Though not a huge rap fan, he is on the record as "respecting its creativeness"
"Rap is like any other genre: There are the people who are very creative with it and do remarkable things… and then there's that whole quadrant that sounds alike," McDonald says. "There's great stuff that's taken the genre to a new level over the years, and 'Regulate' was one of those tracks that was kind of a landmark."
And regarding the songs violent lyrics and makeup he could't give a shit -
"I just left that to the artist," he says. "I don't think I really knew what the lyrics were about, to be honest with you. When I listen to songs to this day, I listen to the chords and the groove and the melody. Most times, lyrics are the last thing I listen to, being a musician. It wasn't until years later I understood what the song is about. It’s his story."
And a big fun fact- McDonald was quick to agree to clear the sampling of the record because he sampled the song himself! The original song at the bottom of all of this is the 1962 Jazz tune by Leiber and Stoller "I Keep Forgetting".

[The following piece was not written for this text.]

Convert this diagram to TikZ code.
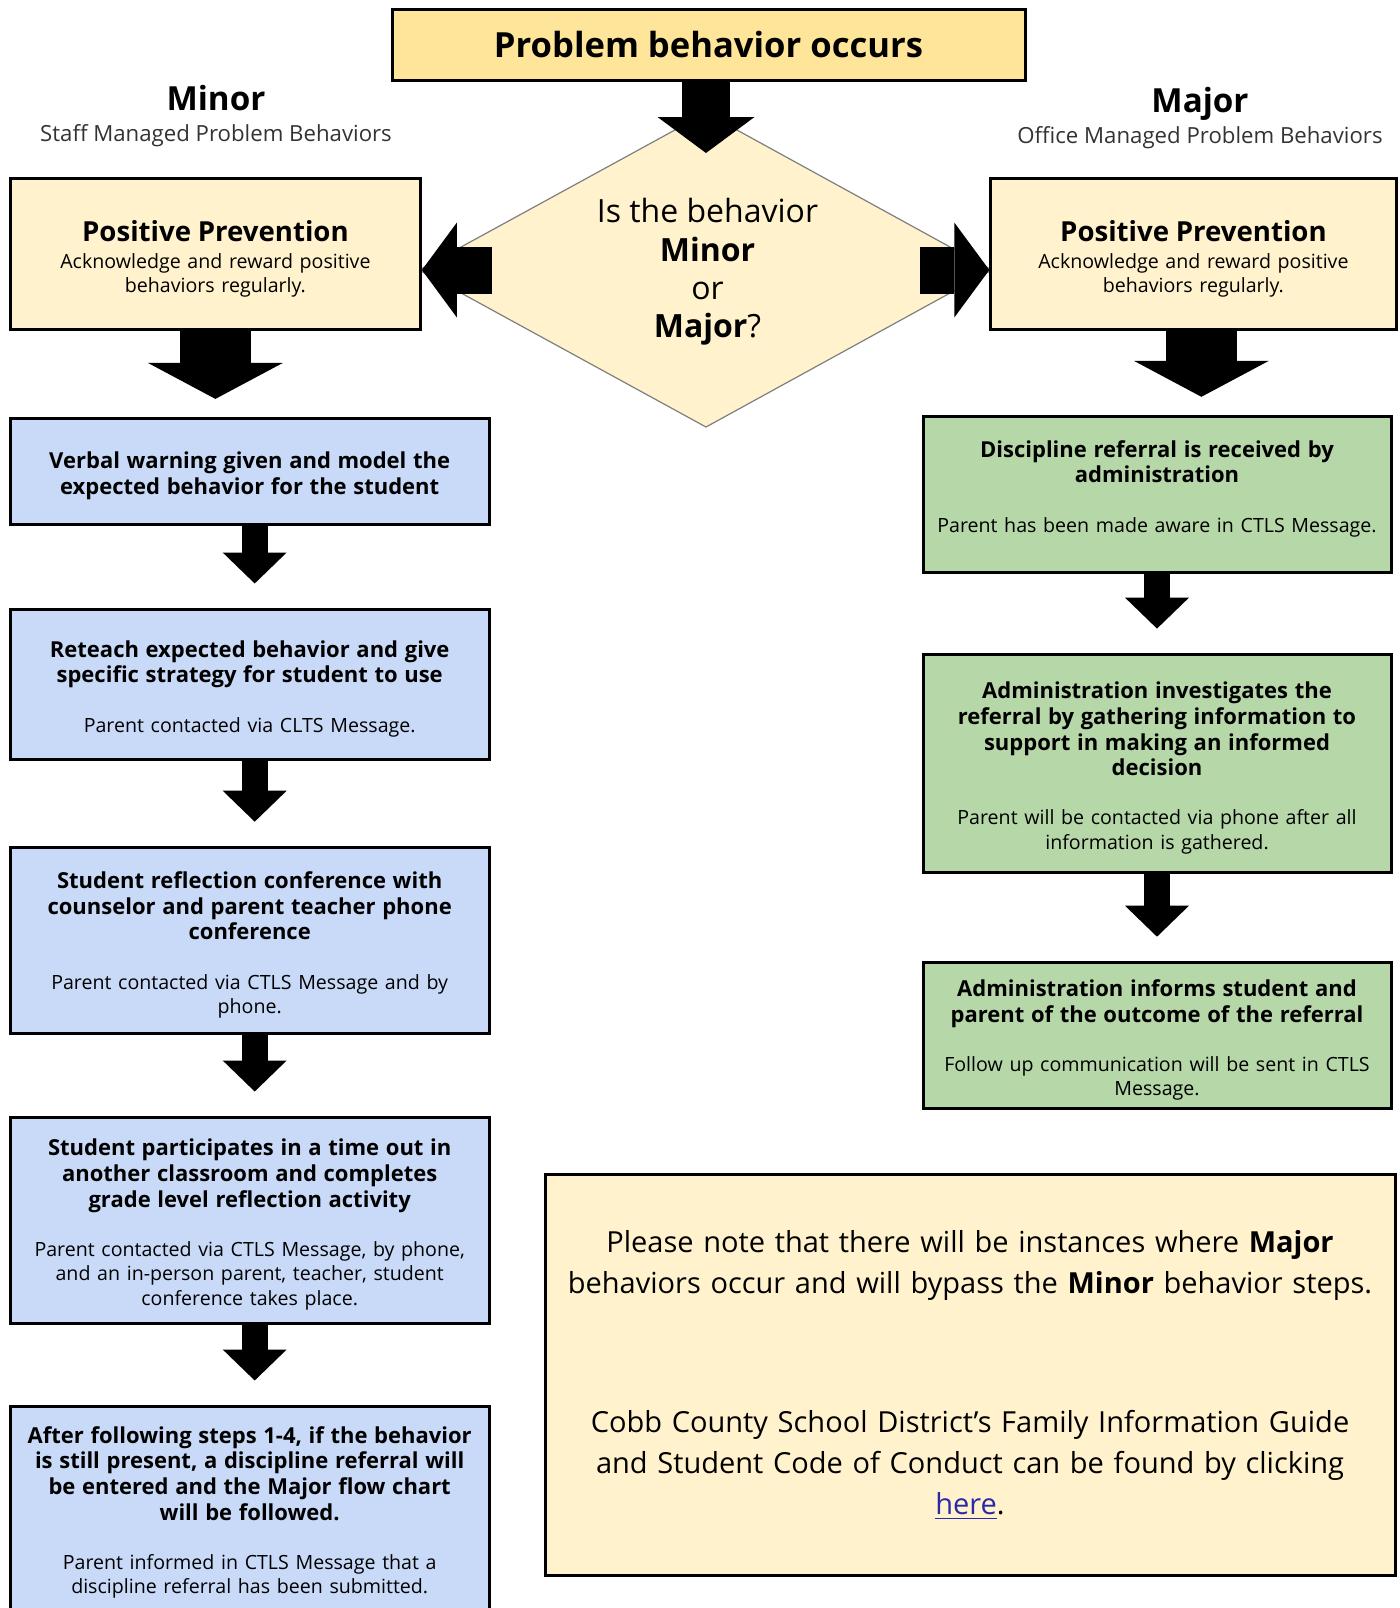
\documentclass[tikz,border=0pt]{standalone}
\usepackage{fontspec}
\setmainfont{Open Sans}
\usetikzlibrary{arrows.meta,calc}

\definecolor{topyellow}{HTML}{FFE599}
\definecolor{paleyellow}{HTML}{FFF2CC}
\definecolor{minorblue}{HTML}{C9DAF8}
\definecolor{majorgreen}{HTML}{B6D7A8}
\definecolor{diagray}{HTML}{7F7F7F}
\definecolor{subgray}{HTML}{333333}
\definecolor{linkblue}{HTML}{2A2AA8}

\newcommand{\steptitle}{\fontsize{11}{12.8}\selectfont\bfseries\rule{0pt}{13pt}}
\newcommand{\stepnote}{\fontsize{9.8}{12.3}\selectfont}
\newcommand{\pptitle}{\fontsize{13.8}{16}\selectfont\bfseries\rule{0pt}{15.6pt}}

\tikzset{
  stepbox/.style={draw=black, line width=1.5pt, align=center, inner sep=1pt},
  bluebox/.style={stepbox, fill=minorblue, minimum width=239.5pt, text width=234pt},
  greenbox/.style={stepbox, fill=majorgreen, minimum width=234pt, text width=228pt},
  ppbox/.style={stepbox, fill=paleyellow, minimum height=75.3pt, text width=196pt},
  fatarrow/.style n args={3}{line width=#1, -{Triangle[length=#2, width=#3, line width=0pt]}},
  bigdown/.style={fatarrow={35.5pt}{18pt}{67.5pt}, shorten >=9pt},
  smalldown/.style={fatarrow={12.8pt}{15.5pt}{32pt}, shorten >=12pt}
}

\begin{document}
\begin{tikzpicture}[x=0.5pt,y=0.5pt,yscale=-1]
\path[use as bounding box, fill=white] (0,0) rectangle (1400,1608);
\clip (0,0) rectangle (1400,1608);

% top and decision
\node[stepbox, fill=topyellow, minimum width=316.5pt, minimum height=35.5pt, font=\fontsize{17.3}{20}\selectfont\bfseries] (top) at (708.5,44.5) {Problem behavior occurs};
\coordinate (diac) at (706,270);
\draw[diagray, line width=0.6pt, fill=paleyellow] ($(diac)+(0,-157)$) -- ($(diac)+(286,0)$) -- ($(diac)+(0,157)$) -- ($(diac)+(-287,0)$) -- cycle;
\node[align=center, font=\fontsize{16}{19.2}\selectfont] (dia) at (707.5,272) {Is the behavior\\\textbf{Minor}\\or\\\textbf{Major}?};

% column heads
\node[font=\fontsize{16.6}{20}\selectfont\bfseries] (minorlbl) at (216,98.5) {Minor};
\node[font=\fontsize{11.1}{13}\selectfont, text=subgray] (minorsub) at (216,136) {Staff Managed Problem Behaviors};
\node[font=\fontsize{16.6}{20}\selectfont\bfseries] (majorlbl) at (1200,103.5) {Major};
\node[font=\fontsize{11.1}{13}\selectfont, text=subgray] (majorsub) at (1200,137.5) {Office Managed Problem Behaviors};

% positive prevention
\node[ppbox, minimum width=205pt] (ppL) at (215.4,253.7) {{\pptitle Positive Prevention\par}\vspace{2pt}{\fontsize{9.8}{11.8}\selectfont Acknowledge and reward positive\\behaviors regularly.\par}};
\node[ppbox, minimum width=202.6pt] (ppR) at (1193.4,253.7) {{\pptitle Positive Prevention\par}\vspace{2pt}{\fontsize{9.8}{11.8}\selectfont Acknowledge and reward positive\\behaviors regularly.\par}};

% minor steps
\node[bluebox, minimum height=52.8pt] (v1) at (249.7,471.2) {{\steptitle Verbal warning given and model the\\expected behavior for the student\par}};
\node[bluebox, minimum height=75pt] (v2) at (249.7,684) {{\steptitle Reteach expected behavior and give\\specific strategy for student to use\par}\vspace{12.3pt}{\stepnote Parent contacted via CLTS Message.\par}};
\node[bluebox, minimum height=93.3pt] (v3) at (249.7,940.5) {{\steptitle Student reflection conference with\\counselor and parent teacher phone\\conference\par}\vspace{12.3pt}{\stepnote Parent contacted via CTLS Message and by\\phone.\par}};
\node[bluebox, minimum height=103pt] (v4) at (249.7,1220) {{\steptitle Student participates in a time out in\\another classroom and completes\\grade level reflection activity\par}\vspace{12.3pt}{\stepnote Parent contacted via CTLS Message, by phone,\\and an in-person parent, teacher, student\\conference takes place.\par}};
\node[bluebox, minimum height=102pt] (v5) at (249.7,1508) {{\steptitle After following steps 1-4, if the behavior\\is still present, a discipline referral will\\be entered and the Major flow chart\\will be followed.\par}\vspace{12.3pt}{\stepnote Parent informed in CTLS Message that a\\discipline referral has been submitted.\par}};

% major steps
\node[greenbox, minimum height=78pt] (g1) at (1157,494.3) {{\steptitle Discipline referral is received by\\administration\par}\vspace{12.3pt}{\stepnote Parent has been made aware in CTLS Message.\rule[-12.7pt]{0pt}{0pt}\par}};
\node[greenbox, minimum height=109.4pt] (g2) at (1157,763.5) {{\steptitle Administration investigates the\\referral by gathering information to\\support in making an informed\\decision\par}\vspace{12.3pt}{\stepnote Parent will be contacted via phone after all\\information is gathered.\par}};
\node[greenbox, minimum height=73.3pt] (g3) at (1157,1035.5) {{\steptitle Administration informs student and\\parent of the outcome of the referral\par}\vspace{12.3pt}{\stepnote Follow up communication will be sent in CTLS\\Message.\par}};

% note
\node[stepbox, fill=paleyellow, minimum width=425pt, minimum height=200.8pt, text width=415pt, font=\fontsize{14.5}{20.5}\selectfont] (note) at (970,1375) {Please note that there will be instances where \textbf{Major}\\behaviors occur and will bypass the \textbf{Minor} behavior steps.\\[49pt]Cobb County School District’s Family Information Guide\\and Student Code of Conduct can be found by clicking\\{\color{linkblue}\underline{here}}.};

% arrows
\draw[fatarrow={24pt}{18pt}{48.5pt}] (top.south -| diac) -- ($(diac)+(0,-117)$);
\draw[fatarrow={23.5pt}{17.5pt}{47.5pt}] ($(diac)+(-214,0)$) -- (diac -| ppL.east);
\draw[fatarrow={23.5pt}{17.5pt}{47.5pt}] ($(diac)+(214,0)$) -- (diac -| ppR.west);
\draw[bigdown] (ppL.south) -- (ppL.south |- v1.north);
\draw[bigdown] ($(ppR.south)+(8,0)$) -- ($(ppR.south |- g1.north)+(8,0)$);
\foreach \a/\b in {v1/v2,v2/v3,v3/v4,v4/v5}
  \draw[smalldown] ($(\a.south)+(5,0)$) -- ($(\b.north)+(5,0)$);
\foreach \a/\b in {g1/g2,g2/g3}
  \draw[smalldown] (\a.south) -- (\b.north);

\end{tikzpicture}
\end{document}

Other songs with sample production credits include -
Bob James - Sign Of The Times (listen to the very beginning you'll know right away)
Parliament - Mothership Connection (Star Child) (at the 5:35 mark)
and The Evasions - Wikka Wrap (at the 19 second mark)
p.s. - In 2015 Warren G performed the song with sax great Kenny G on Jimmy Kimmel's show.
p.p.s. - Warren does not specialize in singing "Take Me Out To The Ballgame". If you were there or watching on TV that day you know. Props to Len Kasper for keeping it together for this.